Aim
Within the records below, find each line that holds the string "this", then copy it.

BEGIN Given data

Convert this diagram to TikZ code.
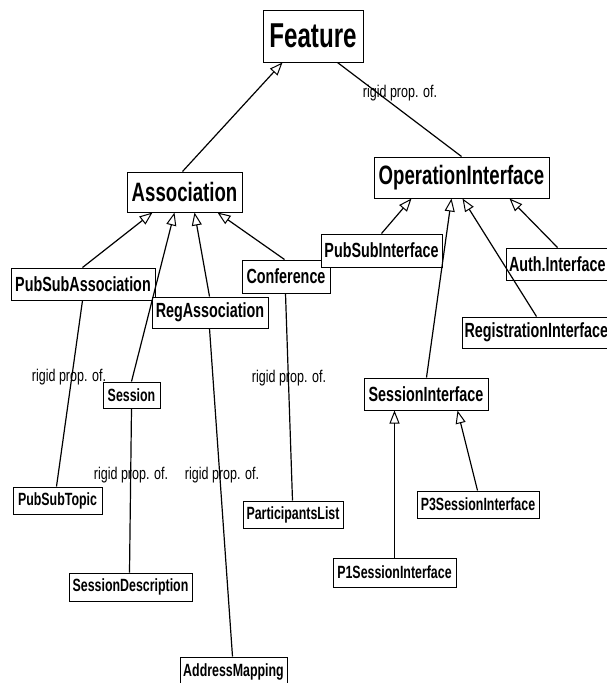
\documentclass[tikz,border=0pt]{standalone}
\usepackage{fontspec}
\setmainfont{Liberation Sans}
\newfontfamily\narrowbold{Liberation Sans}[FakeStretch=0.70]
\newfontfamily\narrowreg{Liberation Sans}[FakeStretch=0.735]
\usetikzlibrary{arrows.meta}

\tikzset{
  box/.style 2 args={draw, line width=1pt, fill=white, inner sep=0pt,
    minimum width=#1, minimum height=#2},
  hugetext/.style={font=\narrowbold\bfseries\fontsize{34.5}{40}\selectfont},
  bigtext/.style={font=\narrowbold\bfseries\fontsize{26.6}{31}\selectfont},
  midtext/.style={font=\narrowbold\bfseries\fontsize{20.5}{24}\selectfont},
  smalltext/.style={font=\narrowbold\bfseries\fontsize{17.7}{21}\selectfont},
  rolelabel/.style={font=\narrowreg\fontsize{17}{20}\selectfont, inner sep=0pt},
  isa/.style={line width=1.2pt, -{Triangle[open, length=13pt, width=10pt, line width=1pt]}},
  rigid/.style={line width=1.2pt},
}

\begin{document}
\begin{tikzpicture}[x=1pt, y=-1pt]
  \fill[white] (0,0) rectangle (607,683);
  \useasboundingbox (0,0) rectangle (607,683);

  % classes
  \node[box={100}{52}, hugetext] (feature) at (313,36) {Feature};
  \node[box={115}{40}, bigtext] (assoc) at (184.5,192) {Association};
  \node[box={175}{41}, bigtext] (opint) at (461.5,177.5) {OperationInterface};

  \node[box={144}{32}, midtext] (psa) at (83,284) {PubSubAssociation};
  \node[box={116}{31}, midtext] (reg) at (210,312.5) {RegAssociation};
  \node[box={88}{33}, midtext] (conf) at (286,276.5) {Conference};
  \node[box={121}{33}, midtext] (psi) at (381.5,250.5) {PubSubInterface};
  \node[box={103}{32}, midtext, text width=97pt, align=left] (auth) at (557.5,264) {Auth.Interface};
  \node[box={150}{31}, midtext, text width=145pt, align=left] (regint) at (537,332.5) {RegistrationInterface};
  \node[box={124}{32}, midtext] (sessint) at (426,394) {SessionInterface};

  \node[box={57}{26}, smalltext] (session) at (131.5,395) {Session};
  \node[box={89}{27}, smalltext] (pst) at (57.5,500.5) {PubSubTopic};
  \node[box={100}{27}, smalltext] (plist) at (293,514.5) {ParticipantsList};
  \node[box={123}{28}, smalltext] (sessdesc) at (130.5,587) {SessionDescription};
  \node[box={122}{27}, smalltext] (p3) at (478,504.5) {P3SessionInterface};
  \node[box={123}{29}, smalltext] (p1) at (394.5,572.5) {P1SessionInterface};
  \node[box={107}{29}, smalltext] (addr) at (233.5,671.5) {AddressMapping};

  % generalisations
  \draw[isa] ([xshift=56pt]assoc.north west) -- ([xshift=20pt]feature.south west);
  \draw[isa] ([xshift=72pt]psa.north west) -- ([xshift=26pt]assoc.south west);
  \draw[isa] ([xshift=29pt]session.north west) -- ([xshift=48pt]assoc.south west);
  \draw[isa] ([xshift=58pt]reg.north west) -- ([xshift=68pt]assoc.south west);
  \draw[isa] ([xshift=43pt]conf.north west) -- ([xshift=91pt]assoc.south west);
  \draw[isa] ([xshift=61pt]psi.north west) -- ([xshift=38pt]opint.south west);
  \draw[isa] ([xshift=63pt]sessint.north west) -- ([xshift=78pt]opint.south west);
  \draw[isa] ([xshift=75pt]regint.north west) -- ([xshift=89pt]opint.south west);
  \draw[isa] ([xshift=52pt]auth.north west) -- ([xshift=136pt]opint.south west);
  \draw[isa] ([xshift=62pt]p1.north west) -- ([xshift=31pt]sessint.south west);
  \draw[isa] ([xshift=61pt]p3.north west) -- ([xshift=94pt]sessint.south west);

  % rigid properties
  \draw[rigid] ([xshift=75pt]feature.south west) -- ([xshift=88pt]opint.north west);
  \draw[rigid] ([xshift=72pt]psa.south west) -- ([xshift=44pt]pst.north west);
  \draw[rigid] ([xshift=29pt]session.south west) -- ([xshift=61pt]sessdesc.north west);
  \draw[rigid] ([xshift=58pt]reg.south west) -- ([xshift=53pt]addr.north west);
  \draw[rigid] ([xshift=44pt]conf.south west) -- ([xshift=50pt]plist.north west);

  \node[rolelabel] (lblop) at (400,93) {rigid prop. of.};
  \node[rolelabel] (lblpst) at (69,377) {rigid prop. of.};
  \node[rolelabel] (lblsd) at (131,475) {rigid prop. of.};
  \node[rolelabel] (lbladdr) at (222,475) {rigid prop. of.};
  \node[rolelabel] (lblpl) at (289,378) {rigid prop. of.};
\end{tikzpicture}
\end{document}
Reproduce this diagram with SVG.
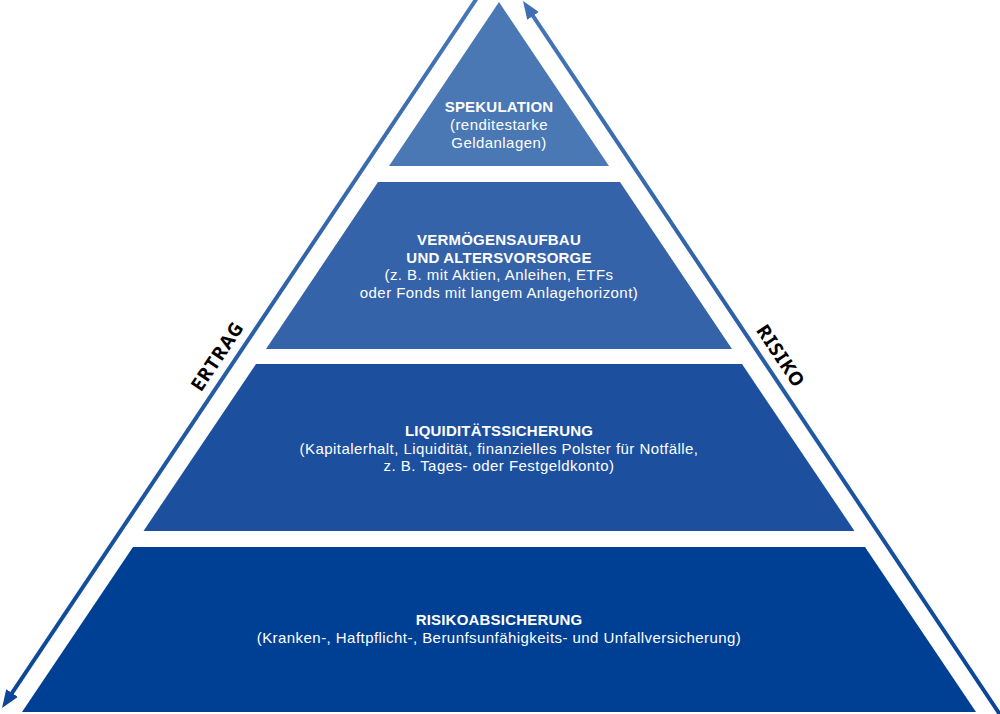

END Given data

Finished answer
Convert this diagram to TikZ code.
Reproduce this diagram with SVG.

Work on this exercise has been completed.